• [What the task requires]: In your copy, leave out the pictures; write out all the data exactly.

** Begin Supplied material **

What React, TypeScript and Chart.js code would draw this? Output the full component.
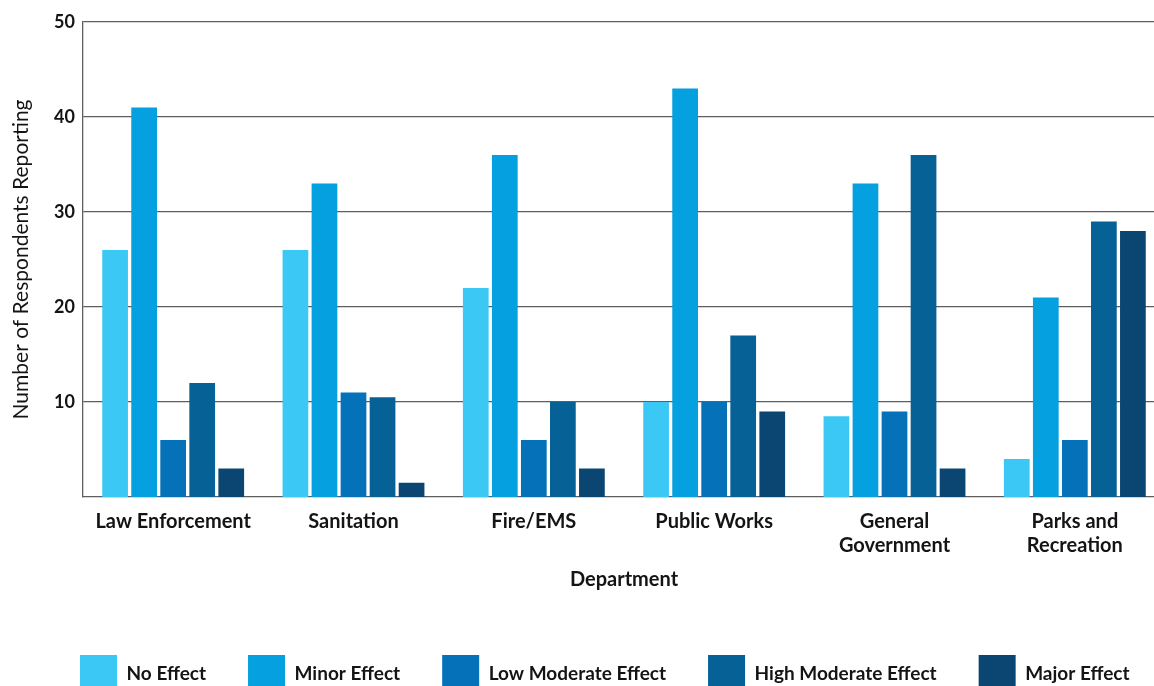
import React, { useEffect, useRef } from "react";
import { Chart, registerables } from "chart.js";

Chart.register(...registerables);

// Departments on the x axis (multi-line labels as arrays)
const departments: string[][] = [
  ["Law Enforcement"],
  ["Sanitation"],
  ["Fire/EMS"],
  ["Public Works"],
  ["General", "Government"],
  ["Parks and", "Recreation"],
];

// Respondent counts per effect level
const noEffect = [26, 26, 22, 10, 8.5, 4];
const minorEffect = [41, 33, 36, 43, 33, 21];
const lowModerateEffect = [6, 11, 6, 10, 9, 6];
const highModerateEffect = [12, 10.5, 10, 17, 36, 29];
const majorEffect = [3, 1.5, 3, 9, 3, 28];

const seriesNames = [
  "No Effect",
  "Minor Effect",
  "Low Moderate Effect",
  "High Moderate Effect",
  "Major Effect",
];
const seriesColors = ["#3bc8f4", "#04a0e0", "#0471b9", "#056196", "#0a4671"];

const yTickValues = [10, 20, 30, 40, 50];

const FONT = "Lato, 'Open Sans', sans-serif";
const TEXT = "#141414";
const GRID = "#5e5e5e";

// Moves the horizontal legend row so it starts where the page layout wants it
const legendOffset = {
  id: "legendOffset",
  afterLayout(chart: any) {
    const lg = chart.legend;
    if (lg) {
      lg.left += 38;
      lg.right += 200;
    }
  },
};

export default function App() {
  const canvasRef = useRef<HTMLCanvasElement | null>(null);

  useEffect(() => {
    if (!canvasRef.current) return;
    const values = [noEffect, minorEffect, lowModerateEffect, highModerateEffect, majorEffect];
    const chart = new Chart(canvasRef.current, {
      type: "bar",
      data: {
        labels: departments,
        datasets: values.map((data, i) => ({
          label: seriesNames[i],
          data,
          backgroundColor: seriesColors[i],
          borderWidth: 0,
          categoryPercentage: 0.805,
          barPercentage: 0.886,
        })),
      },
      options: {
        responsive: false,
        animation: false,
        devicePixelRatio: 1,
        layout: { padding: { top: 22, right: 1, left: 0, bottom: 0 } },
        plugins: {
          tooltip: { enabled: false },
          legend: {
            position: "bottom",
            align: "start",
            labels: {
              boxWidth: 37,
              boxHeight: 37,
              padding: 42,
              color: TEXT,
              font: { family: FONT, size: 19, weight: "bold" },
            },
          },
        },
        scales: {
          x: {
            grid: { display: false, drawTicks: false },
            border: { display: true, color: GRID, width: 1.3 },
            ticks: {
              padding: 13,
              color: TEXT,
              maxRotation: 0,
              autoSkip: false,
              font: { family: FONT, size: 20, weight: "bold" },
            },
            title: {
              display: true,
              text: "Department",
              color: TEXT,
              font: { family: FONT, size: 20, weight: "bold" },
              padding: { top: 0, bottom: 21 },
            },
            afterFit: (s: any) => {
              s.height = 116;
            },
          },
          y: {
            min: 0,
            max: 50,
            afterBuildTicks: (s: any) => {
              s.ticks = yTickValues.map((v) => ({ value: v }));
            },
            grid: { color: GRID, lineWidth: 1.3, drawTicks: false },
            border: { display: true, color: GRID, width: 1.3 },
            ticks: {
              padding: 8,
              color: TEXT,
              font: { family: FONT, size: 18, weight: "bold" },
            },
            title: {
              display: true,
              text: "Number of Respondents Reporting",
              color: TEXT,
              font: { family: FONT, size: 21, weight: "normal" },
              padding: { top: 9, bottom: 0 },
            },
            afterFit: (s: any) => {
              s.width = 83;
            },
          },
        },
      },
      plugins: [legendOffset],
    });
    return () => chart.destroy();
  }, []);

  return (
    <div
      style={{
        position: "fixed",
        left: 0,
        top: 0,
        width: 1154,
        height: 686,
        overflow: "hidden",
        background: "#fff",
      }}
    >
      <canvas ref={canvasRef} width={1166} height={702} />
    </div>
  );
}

** End Supplied material **

• [Written solution]:
What React, TypeScript and Chart.js code would draw this? Output the full component.
import React, { useEffect, useRef } from "react";
import { Chart, registerables } from "chart.js";

Chart.register(...registerables);

// Departments on the x axis (multi-line labels as arrays)
const departments: string[][] = [
  ["Law Enforcement"],
  ["Sanitation"],
  ["Fire/EMS"],
  ["Public Works"],
  ["General", "Government"],
  ["Parks and", "Recreation"],
];

// Respondent counts per effect level
const noEffect = [26, 26, 22, 10, 8.5, 4];
const minorEffect = [41, 33, 36, 43, 33, 21];
const lowModerateEffect = [6, 11, 6, 10, 9, 6];
const highModerateEffect = [12, 10.5, 10, 17, 36, 29];
const majorEffect = [3, 1.5, 3, 9, 3, 28];

const seriesNames = [
  "No Effect",
  "Minor Effect",
  "Low Moderate Effect",
  "High Moderate Effect",
  "Major Effect",
];
const seriesColors = ["#3bc8f4", "#04a0e0", "#0471b9", "#056196", "#0a4671"];

const yTickValues = [10, 20, 30, 40, 50];

const FONT = "Lato, 'Open Sans', sans-serif";
const TEXT = "#141414";
const GRID = "#5e5e5e";

// Moves the horizontal legend row so it starts where the page layout wants it
const legendOffset = {
  id: "legendOffset",
  afterLayout(chart: any) {
    const lg = chart.legend;
    if (lg) {
      lg.left += 38;
      lg.right += 200;
    }
  },
};

export default function App() {
  const canvasRef = useRef<HTMLCanvasElement | null>(null);

  useEffect(() => {
    if (!canvasRef.current) return;
    const values = [noEffect, minorEffect, lowModerateEffect, highModerateEffect, majorEffect];
    const chart = new Chart(canvasRef.current, {
      type: "bar",
      data: {
        labels: departments,
        datasets: values.map((data, i) => ({
          label: seriesNames[i],
          data,
          backgroundColor: seriesColors[i],
          borderWidth: 0,
          categoryPercentage: 0.805,
          barPercentage: 0.886,
        })),
      },
      options: {
        responsive: false,
        animation: false,
        devicePixelRatio: 1,
        layout: { padding: { top: 22, right: 1, left: 0, bottom: 0 } },
        plugins: {
          tooltip: { enabled: false },
          legend: {
            position: "bottom",
            align: "start",
            labels: {
              boxWidth: 37,
              boxHeight: 37,
              padding: 42,
              color: TEXT,
              font: { family: FONT, size: 19, weight: "bold" },
            },
          },
        },
        scales: {
          x: {
            grid: { display: false, drawTicks: false },
            border: { display: true, color: GRID, width: 1.3 },
            ticks: {
              padding: 13,
              color: TEXT,
              maxRotation: 0,
              autoSkip: false,
              font: { family: FONT, size: 20, weight: "bold" },
            },
            title: {
              display: true,
              text: "Department",
              color: TEXT,
              font: { family: FONT, size: 20, weight: "bold" },
              padding: { top: 0, bottom: 21 },
            },
            afterFit: (s: any) => {
              s.height = 116;
            },
          },
          y: {
            min: 0,
            max: 50,
            afterBuildTicks: (s: any) => {
              s.ticks = yTickValues.map((v) => ({ value: v }));
            },
            grid: { color: GRID, lineWidth: 1.3, drawTicks: false },
            border: { display: true, color: GRID, width: 1.3 },
            ticks: {
              padding: 8,
              color: TEXT,
              font: { family: FONT, size: 18, weight: "bold" },
            },
            title: {
              display: true,
              text: "Number of Respondents Reporting",
              color: TEXT,
              font: { family: FONT, size: 21, weight: "normal" },
              padding: { top: 9, bottom: 0 },
            },
            afterFit: (s: any) => {
              s.width = 83;
            },
          },
        },
      },
      plugins: [legendOffset],
    });
    return () => chart.destroy();
  }, []);

  return (
    <div
      style={{
        position: "fixed",
        left: 0,
        top: 0,
        width: 1154,
        height: 686,
        overflow: "hidden",
        background: "#fff",
      }}
    >
      <canvas ref={canvasRef} width={1166} height={702} />
    </div>
  );
}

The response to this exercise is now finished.